Exercise requirements >> The lines to extract run from the start of the records through the line with "in Fig. 1.</text>", both ends included; drop the pictures.

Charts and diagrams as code

----

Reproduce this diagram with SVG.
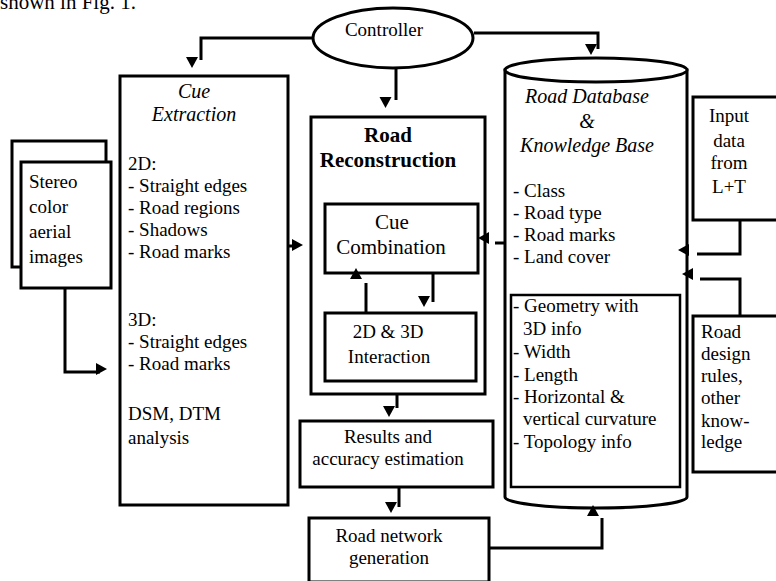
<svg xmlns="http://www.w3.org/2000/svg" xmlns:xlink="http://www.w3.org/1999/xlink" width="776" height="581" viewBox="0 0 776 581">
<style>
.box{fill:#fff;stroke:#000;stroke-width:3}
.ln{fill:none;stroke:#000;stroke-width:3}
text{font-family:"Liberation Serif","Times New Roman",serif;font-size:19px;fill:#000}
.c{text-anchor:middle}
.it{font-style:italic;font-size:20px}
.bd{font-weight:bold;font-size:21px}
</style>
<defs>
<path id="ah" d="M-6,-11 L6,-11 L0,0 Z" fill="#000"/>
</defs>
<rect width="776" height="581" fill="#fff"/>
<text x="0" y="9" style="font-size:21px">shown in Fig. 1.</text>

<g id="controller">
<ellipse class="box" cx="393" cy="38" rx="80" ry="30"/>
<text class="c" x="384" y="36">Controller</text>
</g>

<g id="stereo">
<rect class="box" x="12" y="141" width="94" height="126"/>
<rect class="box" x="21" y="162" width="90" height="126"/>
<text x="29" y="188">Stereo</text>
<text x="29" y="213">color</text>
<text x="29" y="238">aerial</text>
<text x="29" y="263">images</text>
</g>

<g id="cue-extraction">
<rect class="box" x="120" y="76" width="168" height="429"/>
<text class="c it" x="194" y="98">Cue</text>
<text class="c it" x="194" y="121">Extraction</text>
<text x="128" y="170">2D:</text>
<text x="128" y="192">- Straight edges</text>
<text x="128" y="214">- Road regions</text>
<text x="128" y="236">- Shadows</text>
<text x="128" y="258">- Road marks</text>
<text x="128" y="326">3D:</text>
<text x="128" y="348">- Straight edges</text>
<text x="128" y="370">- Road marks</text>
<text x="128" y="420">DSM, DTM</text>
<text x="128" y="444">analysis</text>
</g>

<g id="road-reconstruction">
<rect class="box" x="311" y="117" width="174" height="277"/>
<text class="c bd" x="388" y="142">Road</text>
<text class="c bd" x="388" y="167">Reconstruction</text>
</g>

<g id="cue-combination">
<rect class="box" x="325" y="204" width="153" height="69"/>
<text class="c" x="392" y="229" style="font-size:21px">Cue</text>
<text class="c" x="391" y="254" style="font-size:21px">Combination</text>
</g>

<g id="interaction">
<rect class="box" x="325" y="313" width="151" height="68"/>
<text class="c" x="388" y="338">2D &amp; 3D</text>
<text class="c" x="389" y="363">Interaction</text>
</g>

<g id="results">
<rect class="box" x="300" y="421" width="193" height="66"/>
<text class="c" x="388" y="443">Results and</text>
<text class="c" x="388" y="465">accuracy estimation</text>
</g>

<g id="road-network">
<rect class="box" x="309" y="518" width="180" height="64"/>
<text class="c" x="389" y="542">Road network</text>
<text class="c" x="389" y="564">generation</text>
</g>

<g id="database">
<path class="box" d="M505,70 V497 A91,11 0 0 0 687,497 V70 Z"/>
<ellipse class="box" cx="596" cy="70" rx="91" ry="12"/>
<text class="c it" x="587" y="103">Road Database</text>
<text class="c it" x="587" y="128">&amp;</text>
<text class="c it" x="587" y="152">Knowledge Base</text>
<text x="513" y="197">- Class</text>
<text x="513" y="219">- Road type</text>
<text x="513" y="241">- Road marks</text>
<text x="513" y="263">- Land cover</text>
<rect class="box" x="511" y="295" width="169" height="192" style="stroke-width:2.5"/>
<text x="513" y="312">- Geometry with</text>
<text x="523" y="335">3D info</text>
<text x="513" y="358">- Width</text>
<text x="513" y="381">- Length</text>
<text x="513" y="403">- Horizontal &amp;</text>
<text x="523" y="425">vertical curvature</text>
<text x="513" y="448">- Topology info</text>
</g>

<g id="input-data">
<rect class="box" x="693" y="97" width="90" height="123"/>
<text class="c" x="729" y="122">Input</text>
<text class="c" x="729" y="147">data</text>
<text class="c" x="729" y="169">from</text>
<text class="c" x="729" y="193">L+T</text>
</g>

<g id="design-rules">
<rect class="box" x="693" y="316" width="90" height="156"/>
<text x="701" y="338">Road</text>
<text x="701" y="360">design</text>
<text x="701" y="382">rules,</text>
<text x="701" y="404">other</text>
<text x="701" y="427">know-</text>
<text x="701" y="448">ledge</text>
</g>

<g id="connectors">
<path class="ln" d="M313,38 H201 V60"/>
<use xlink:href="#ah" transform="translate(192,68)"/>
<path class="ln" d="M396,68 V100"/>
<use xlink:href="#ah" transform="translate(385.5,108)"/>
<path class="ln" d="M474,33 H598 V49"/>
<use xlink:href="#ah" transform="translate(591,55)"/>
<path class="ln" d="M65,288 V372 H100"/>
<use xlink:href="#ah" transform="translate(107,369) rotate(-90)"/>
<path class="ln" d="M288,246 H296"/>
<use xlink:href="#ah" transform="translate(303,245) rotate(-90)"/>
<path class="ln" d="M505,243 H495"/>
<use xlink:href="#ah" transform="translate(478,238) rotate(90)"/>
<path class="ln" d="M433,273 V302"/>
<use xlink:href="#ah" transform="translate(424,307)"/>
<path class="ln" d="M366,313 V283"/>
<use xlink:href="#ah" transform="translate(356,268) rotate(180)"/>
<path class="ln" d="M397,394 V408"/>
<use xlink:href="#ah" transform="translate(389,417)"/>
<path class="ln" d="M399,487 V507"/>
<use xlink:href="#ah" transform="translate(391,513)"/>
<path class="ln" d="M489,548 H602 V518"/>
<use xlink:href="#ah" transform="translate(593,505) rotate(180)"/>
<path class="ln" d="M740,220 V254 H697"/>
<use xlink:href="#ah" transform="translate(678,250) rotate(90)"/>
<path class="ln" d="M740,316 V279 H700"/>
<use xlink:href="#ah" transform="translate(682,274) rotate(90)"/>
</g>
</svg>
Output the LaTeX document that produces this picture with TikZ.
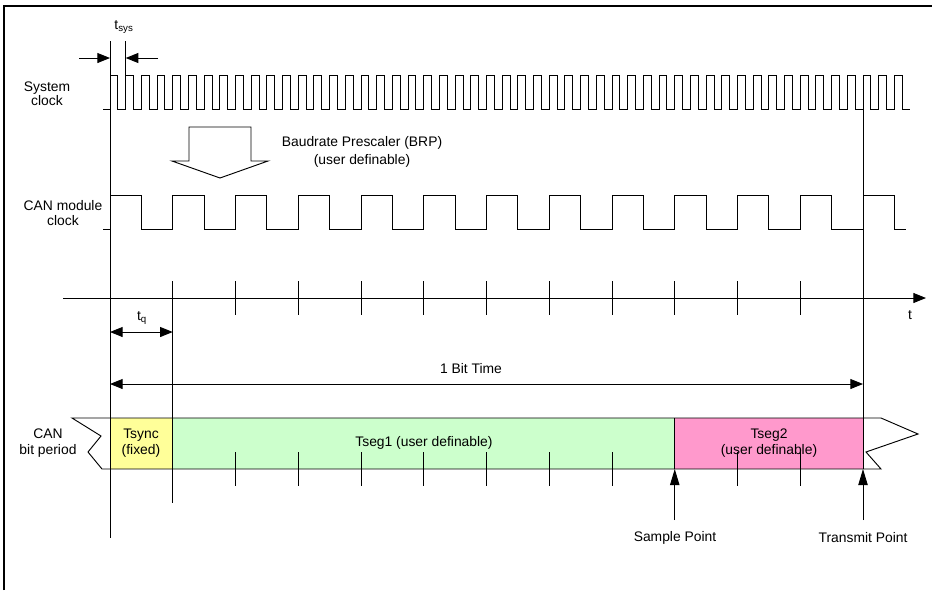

----

Result for this exercise >>
Reproduce this diagram with SVG.
<svg xmlns="http://www.w3.org/2000/svg" xmlns:xlink="http://www.w3.org/1999/xlink" width="776" height="581" viewBox="0 0 776 581">
<style>
.box{fill:#fff;stroke:#000;stroke-width:3}
.ln{fill:none;stroke:#000;stroke-width:3}
text{font-family:"Liberation Serif","Times New Roman",serif;font-size:19px;fill:#000}
.c{text-anchor:middle}
.it{font-style:italic;font-size:20px}
.bd{font-weight:bold;font-size:21px}
</style>
<defs>
<path id="ah" d="M-6,-11 L6,-11 L0,0 Z" fill="#000"/>
</defs>
<rect width="776" height="581" fill="#fff"/>
<text x="0" y="9" style="font-size:21px">shown in Fig. 1.</text>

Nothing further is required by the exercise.